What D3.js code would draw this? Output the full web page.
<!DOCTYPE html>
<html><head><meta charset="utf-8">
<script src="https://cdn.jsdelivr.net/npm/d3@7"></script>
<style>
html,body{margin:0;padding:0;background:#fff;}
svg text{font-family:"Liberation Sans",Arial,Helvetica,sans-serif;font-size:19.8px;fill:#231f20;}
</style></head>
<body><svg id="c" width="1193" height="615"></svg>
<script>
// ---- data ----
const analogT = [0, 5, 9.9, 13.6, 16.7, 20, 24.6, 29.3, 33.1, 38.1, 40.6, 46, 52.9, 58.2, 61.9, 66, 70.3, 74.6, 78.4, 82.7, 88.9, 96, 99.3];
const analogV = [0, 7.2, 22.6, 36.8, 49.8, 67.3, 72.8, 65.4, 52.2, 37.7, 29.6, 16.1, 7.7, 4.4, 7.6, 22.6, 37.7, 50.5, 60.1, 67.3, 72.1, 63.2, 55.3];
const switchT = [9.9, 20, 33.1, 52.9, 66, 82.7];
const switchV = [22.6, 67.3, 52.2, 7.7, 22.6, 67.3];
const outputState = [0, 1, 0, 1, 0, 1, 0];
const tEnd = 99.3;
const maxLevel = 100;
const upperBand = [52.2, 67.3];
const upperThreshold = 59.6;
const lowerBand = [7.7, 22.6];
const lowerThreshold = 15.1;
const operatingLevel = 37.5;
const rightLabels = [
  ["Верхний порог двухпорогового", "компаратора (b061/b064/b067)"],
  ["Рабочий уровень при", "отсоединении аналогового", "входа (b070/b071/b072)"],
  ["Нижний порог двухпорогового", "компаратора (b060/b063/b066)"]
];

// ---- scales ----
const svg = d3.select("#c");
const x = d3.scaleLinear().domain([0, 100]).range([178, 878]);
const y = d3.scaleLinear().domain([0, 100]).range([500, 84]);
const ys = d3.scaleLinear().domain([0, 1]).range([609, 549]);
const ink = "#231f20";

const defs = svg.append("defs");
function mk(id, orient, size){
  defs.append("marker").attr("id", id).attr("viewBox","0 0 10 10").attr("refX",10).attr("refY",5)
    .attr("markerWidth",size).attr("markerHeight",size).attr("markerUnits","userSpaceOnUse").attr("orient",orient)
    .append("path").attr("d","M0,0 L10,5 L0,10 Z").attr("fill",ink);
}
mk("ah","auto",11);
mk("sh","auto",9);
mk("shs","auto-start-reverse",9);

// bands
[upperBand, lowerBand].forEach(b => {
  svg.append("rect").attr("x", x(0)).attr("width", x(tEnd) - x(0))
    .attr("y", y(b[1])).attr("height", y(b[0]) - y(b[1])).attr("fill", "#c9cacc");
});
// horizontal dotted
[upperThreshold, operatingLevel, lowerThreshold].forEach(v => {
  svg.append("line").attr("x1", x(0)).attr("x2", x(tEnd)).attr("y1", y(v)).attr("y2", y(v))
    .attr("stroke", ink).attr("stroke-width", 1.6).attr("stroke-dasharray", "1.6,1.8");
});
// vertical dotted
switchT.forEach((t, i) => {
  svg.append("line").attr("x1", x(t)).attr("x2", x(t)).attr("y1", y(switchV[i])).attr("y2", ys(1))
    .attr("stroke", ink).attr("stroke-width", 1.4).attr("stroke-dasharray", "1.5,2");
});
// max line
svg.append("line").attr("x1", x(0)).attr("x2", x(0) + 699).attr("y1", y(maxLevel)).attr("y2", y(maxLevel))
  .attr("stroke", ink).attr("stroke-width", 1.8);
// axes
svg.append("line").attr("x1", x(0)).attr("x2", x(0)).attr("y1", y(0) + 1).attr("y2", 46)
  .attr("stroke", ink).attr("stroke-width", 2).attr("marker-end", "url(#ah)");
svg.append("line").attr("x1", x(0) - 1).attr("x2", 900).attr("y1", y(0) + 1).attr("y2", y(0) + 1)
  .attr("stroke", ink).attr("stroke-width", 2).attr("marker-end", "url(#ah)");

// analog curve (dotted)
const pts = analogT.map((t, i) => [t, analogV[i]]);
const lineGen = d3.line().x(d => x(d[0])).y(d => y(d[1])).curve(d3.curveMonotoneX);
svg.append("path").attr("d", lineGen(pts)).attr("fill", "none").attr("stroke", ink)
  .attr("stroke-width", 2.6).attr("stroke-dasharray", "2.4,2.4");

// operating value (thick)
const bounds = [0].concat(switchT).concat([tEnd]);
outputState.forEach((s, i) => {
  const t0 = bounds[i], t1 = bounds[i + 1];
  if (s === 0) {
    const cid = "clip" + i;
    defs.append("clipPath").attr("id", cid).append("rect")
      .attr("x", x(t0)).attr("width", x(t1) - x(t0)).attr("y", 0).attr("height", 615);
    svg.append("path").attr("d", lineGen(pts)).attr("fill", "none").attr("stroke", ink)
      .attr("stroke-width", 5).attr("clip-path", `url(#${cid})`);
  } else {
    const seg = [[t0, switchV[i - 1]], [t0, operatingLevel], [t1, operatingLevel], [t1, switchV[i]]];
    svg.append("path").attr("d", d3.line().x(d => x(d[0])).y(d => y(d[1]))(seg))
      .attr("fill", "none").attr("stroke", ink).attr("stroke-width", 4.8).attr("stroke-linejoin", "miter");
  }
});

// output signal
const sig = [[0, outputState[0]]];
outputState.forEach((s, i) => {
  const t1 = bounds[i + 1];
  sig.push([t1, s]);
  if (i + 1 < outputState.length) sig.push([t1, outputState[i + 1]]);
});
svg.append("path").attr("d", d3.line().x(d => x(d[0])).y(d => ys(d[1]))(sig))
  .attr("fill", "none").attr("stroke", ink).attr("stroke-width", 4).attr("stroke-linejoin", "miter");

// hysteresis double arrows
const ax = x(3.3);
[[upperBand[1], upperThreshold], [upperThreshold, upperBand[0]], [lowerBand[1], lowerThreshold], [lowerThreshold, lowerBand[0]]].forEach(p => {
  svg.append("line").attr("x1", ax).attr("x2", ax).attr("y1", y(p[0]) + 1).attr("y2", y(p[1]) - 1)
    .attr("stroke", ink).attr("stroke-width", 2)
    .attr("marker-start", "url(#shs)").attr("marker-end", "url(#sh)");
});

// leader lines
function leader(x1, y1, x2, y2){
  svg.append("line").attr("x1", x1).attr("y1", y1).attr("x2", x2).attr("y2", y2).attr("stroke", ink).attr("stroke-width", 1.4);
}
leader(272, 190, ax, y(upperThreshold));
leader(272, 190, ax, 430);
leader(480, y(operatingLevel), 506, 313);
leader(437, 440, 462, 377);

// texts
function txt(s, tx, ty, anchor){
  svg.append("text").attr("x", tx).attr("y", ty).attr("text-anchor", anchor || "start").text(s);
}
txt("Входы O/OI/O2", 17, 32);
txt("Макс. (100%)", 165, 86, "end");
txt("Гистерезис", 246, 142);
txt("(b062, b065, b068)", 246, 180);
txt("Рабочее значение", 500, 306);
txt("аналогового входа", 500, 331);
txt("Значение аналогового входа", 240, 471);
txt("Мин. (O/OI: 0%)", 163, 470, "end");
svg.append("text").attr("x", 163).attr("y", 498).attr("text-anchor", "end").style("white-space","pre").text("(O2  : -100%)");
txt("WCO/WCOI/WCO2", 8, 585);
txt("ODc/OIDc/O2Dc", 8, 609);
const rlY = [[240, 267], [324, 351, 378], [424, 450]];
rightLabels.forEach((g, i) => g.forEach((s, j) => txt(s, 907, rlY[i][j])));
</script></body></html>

...

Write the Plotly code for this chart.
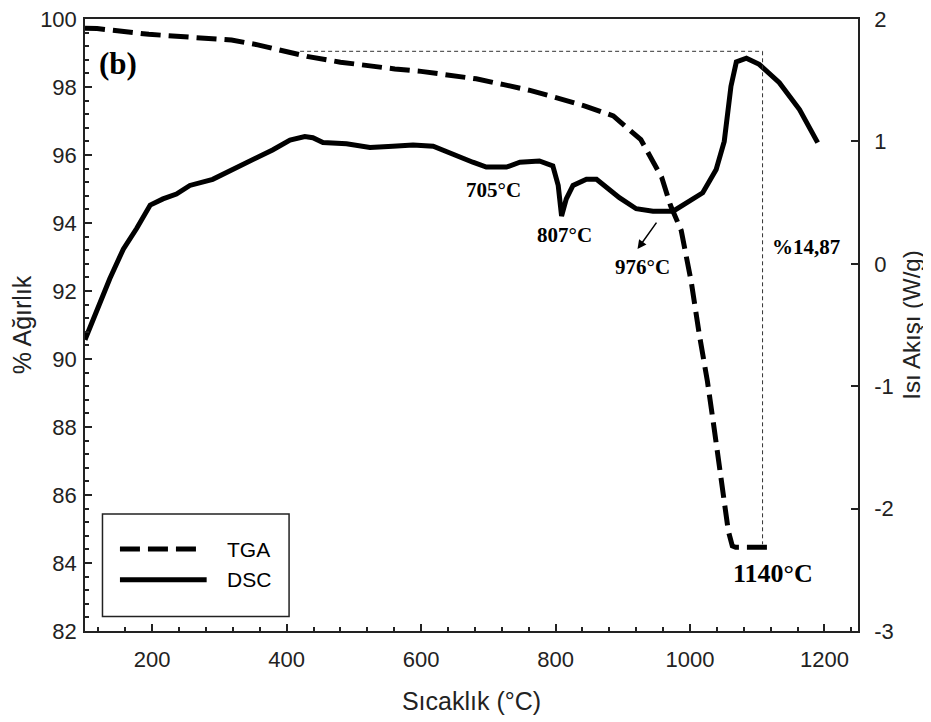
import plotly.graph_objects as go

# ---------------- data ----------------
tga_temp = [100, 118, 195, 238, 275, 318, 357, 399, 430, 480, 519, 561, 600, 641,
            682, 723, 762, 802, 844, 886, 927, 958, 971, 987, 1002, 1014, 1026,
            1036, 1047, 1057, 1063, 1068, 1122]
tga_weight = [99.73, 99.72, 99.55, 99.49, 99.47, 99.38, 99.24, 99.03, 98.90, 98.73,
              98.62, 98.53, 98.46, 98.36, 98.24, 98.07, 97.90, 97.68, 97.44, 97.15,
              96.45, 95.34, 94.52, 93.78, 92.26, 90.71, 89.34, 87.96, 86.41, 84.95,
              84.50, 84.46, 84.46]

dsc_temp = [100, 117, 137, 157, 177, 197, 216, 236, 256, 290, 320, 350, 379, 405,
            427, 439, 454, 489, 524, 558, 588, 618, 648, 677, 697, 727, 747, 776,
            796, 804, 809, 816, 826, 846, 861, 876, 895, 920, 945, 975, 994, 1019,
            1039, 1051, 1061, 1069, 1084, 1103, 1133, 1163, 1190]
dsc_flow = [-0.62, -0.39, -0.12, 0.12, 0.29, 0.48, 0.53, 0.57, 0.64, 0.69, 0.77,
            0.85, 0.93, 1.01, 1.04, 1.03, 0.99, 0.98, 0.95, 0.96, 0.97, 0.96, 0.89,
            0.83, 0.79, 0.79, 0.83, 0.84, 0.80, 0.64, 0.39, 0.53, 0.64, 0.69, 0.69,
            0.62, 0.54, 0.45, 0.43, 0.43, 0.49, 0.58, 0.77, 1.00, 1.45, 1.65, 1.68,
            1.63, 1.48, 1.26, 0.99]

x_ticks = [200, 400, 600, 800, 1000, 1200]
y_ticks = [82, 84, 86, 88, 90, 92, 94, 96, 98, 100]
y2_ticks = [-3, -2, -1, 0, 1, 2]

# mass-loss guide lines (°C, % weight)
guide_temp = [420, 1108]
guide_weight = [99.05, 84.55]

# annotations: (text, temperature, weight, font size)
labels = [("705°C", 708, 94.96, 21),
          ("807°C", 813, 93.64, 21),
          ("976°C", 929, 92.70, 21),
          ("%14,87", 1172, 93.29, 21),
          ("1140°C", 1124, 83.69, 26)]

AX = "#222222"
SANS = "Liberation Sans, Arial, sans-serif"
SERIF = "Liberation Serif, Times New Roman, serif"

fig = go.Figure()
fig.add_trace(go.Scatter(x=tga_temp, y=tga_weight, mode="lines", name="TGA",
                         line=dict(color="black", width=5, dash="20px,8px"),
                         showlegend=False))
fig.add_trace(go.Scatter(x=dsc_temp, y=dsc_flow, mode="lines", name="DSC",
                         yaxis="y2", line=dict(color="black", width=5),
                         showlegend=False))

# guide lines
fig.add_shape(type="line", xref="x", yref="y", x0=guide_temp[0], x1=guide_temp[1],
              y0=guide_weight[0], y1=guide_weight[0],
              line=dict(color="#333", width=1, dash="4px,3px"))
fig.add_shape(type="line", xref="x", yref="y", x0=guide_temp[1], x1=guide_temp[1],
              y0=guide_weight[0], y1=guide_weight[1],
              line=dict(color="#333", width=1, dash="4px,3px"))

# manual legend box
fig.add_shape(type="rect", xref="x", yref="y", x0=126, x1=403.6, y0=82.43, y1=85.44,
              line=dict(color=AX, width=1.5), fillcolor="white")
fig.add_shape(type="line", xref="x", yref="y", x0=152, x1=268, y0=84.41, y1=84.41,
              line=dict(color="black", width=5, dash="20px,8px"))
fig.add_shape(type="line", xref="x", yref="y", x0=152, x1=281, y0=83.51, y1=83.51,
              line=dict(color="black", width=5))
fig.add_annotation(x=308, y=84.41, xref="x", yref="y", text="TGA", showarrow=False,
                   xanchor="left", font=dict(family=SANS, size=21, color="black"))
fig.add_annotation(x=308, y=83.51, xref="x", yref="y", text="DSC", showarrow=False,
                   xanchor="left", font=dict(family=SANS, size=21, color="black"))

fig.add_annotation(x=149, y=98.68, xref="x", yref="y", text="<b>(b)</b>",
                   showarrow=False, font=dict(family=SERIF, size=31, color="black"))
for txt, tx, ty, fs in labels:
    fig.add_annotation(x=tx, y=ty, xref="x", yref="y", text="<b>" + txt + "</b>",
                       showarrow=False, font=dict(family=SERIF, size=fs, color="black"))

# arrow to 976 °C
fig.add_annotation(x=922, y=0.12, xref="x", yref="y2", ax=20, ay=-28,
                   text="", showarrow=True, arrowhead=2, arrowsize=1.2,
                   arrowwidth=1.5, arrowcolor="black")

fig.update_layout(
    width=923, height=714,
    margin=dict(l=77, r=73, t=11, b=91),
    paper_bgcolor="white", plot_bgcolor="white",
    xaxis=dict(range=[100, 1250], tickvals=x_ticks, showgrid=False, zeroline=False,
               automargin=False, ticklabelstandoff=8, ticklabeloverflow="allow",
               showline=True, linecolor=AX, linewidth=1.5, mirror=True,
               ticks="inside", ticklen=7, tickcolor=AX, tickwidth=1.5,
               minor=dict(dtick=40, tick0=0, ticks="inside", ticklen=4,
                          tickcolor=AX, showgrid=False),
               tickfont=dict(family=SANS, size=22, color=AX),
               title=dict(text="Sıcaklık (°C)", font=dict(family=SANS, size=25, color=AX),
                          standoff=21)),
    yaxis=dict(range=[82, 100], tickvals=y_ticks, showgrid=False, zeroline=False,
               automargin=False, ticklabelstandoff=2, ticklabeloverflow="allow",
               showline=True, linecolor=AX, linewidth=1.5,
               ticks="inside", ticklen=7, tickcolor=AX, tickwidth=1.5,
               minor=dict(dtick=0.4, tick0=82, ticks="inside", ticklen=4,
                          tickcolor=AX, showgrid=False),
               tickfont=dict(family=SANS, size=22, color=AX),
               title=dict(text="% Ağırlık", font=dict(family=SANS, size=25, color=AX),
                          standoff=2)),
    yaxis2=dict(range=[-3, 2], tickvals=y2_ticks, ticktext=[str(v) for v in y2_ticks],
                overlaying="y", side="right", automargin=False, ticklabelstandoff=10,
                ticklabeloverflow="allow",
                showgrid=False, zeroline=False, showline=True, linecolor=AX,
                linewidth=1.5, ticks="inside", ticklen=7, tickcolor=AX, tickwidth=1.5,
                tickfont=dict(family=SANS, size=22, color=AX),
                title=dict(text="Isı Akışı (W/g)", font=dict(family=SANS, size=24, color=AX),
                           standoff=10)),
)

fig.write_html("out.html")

==

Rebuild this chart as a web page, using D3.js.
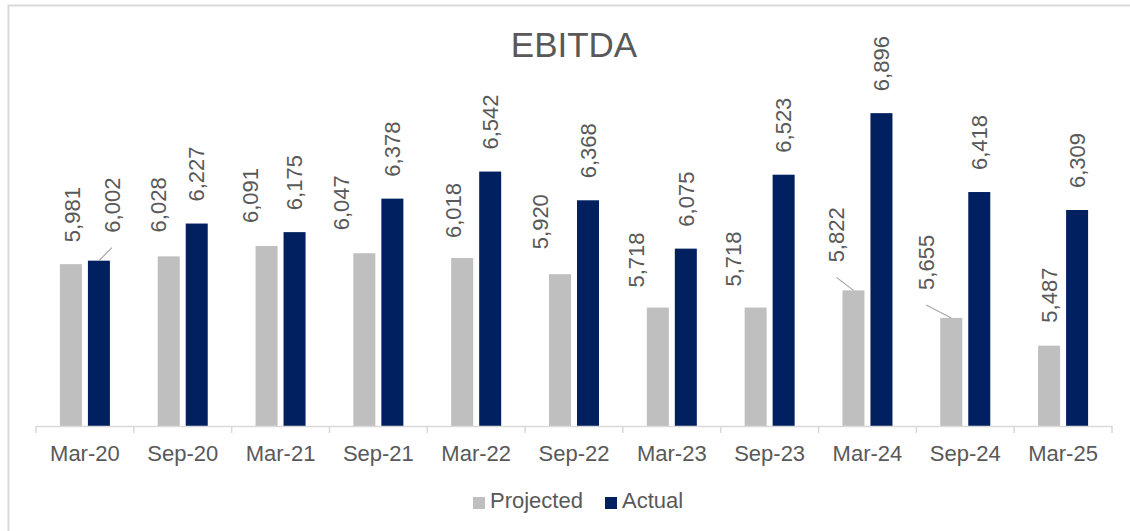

**What you should do**: Make an exact copy of the lines from the one that contains "Write the Plotly code for this chart." through the one that contains "84.50, 84.46, 84.46]", both included, and no other lines. Pictures are skipped.

**Final answer**:
Write the Plotly code for this chart.
import plotly.graph_objects as go

# ---------------- data ----------------
tga_temp = [100, 118, 195, 238, 275, 318, 357, 399, 430, 480, 519, 561, 600, 641,
            682, 723, 762, 802, 844, 886, 927, 958, 971, 987, 1002, 1014, 1026,
            1036, 1047, 1057, 1063, 1068, 1122]
tga_weight = [99.73, 99.72, 99.55, 99.49, 99.47, 99.38, 99.24, 99.03, 98.90, 98.73,
              98.62, 98.53, 98.46, 98.36, 98.24, 98.07, 97.90, 97.68, 97.44, 97.15,
              96.45, 95.34, 94.52, 93.78, 92.26, 90.71, 89.34, 87.96, 86.41, 84.95,
              84.50, 84.46, 84.46]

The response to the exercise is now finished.